*Source excerpt*:
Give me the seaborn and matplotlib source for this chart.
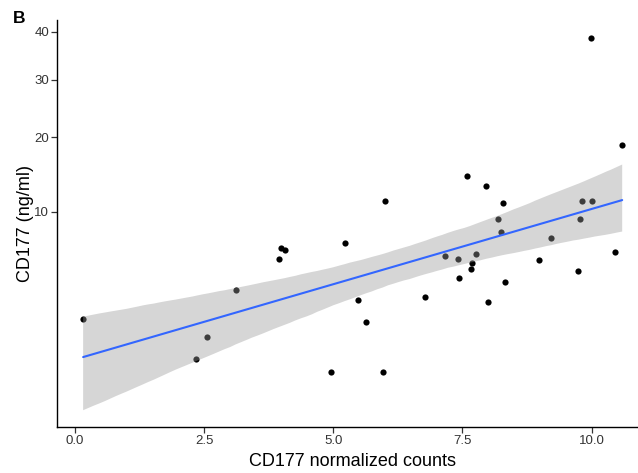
import numpy as np
import pandas as pd
import matplotlib
matplotlib.use("Agg")
import matplotlib.pyplot as plt
import seaborn as sns
from matplotlib.collections import PolyCollection

# Data
counts = [0.16, 2.35, 2.56, 3.12, 3.95, 3.99, 4.07, 4.95, 5.23, 5.47, 5.63, 5.97,
          6.00, 6.77, 7.17, 7.42, 7.43, 7.58, 7.66, 7.69, 7.77, 7.95, 8.00, 8.18,
          8.25, 8.28, 8.33, 8.99, 9.22, 9.73, 9.77, 9.82, 9.98, 10.01, 10.46, 10.59]
cd177_ng = [1.61, 0.33, 0.93, 3.15, 5.46, 6.38, 6.14, 0.12, 6.83, 2.58, 1.51, 0.12,
            11.2, 2.77, 5.63, 5.44, 4.00, 14.35, 4.60, 5.06, 5.80, 13.05, 2.49, 9.24,
            7.90, 10.99, 3.67, 5.36, 7.23, 4.52, 9.24, 11.26, 38.6, 11.26, 5.97, 18.8]
x_ticks = [0.0, 2.5, 5.0, 7.5, 10.0]
x_tick_labels = ["0.0", "2.5", "5.0", "7.5", "10.0"]
y_ticks = [10, 20, 30, 40]
y_tick_labels = ["10", "20", "30", "40"]

df = pd.DataFrame({"counts": counts, "ng": cd177_ng})
df["sqrt_ng"] = np.sqrt(df["ng"])

sns.set_theme(style="ticks")
plt.rcParams["font.family"] = ["Liberation Sans", "DejaVu Sans"]

W, H = 638, 473
fig = plt.figure(figsize=(W / 100, H / 100), dpi=100)
left_px, right_px, top_px, bottom_px = 57.3, 647.0, 20.0, 426.7
ax = fig.add_axes([left_px / W, 1 - bottom_px / H,
                   (right_px - left_px) / W, (bottom_px - top_px) / H])

sns.scatterplot(data=df, x="counts", y="sqrt_ng", ax=ax, color="black",
                s=20, linewidth=0, zorder=1)
sns.regplot(data=df, x="counts", y="sqrt_ng", ax=ax, scatter=False,
            ci=95, n_boot=2000, seed=1, truncate=True,
            line_kws=dict(color="#3366FF", lw=1.5, zorder=3))
for coll in ax.collections:
    if isinstance(coll, PolyCollection):
        coll.set_facecolor("#999999")
        coll.set_alpha(0.4)
        coll.set_edgecolor("none")
        coll.set_zorder(2)

ax.set_xlim(-0.34, 11.07)
ax.set_ylim(-0.62, 6.53)
ax.set_xticks(x_ticks)
ax.set_xticklabels(x_tick_labels)
ax.set_yticks(np.sqrt(y_ticks))
ax.set_yticklabels(y_tick_labels)

for side in ["top", "right"]:
    ax.spines[side].set_visible(False)
for side in ["left", "bottom"]:
    ax.spines[side].set_color("black")
    ax.spines[side].set_linewidth(1.0)
ax.tick_params(axis="both", length=4, width=0.9, color="#333333",
               labelsize=9.5, labelcolor="#333333", pad=2)

ax.set_xlabel("CD177 normalized counts", fontsize=13, color="black")
ax.set_ylabel("CD177 (ng/ml)", fontsize=13, color="black")
ax.xaxis.set_label_coords(0.5, -0.065)
ax.yaxis.set_label_coords(-0.04, 0.5)

fig.text(13 / W, 1 - 23 / H, "B", fontsize=12.5, fontweight="bold",
         color="black", ha="left", va="baseline")

fig.savefig("out.png", dpi=100)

*Problem*: Write out again, exactly, the lines from the start of the listing up to the line containing "(right_px - left_px)", with both ends and without pictures.

*Complete output*:
Give me the seaborn and matplotlib source for this chart.
import numpy as np
import pandas as pd
import matplotlib
matplotlib.use("Agg")
import matplotlib.pyplot as plt
import seaborn as sns
from matplotlib.collections import PolyCollection

# Data
counts = [0.16, 2.35, 2.56, 3.12, 3.95, 3.99, 4.07, 4.95, 5.23, 5.47, 5.63, 5.97,
          6.00, 6.77, 7.17, 7.42, 7.43, 7.58, 7.66, 7.69, 7.77, 7.95, 8.00, 8.18,
          8.25, 8.28, 8.33, 8.99, 9.22, 9.73, 9.77, 9.82, 9.98, 10.01, 10.46, 10.59]
cd177_ng = [1.61, 0.33, 0.93, 3.15, 5.46, 6.38, 6.14, 0.12, 6.83, 2.58, 1.51, 0.12,
            11.2, 2.77, 5.63, 5.44, 4.00, 14.35, 4.60, 5.06, 5.80, 13.05, 2.49, 9.24,
            7.90, 10.99, 3.67, 5.36, 7.23, 4.52, 9.24, 11.26, 38.6, 11.26, 5.97, 18.8]
x_ticks = [0.0, 2.5, 5.0, 7.5, 10.0]
x_tick_labels = ["0.0", "2.5", "5.0", "7.5", "10.0"]
y_ticks = [10, 20, 30, 40]
y_tick_labels = ["10", "20", "30", "40"]

df = pd.DataFrame({"counts": counts, "ng": cd177_ng})
df["sqrt_ng"] = np.sqrt(df["ng"])

sns.set_theme(style="ticks")
plt.rcParams["font.family"] = ["Liberation Sans", "DejaVu Sans"]

W, H = 638, 473
fig = plt.figure(figsize=(W / 100, H / 100), dpi=100)
left_px, right_px, top_px, bottom_px = 57.3, 647.0, 20.0, 426.7
ax = fig.add_axes([left_px / W, 1 - bottom_px / H,
                   (right_px - left_px) / W, (bottom_px - top_px) / H])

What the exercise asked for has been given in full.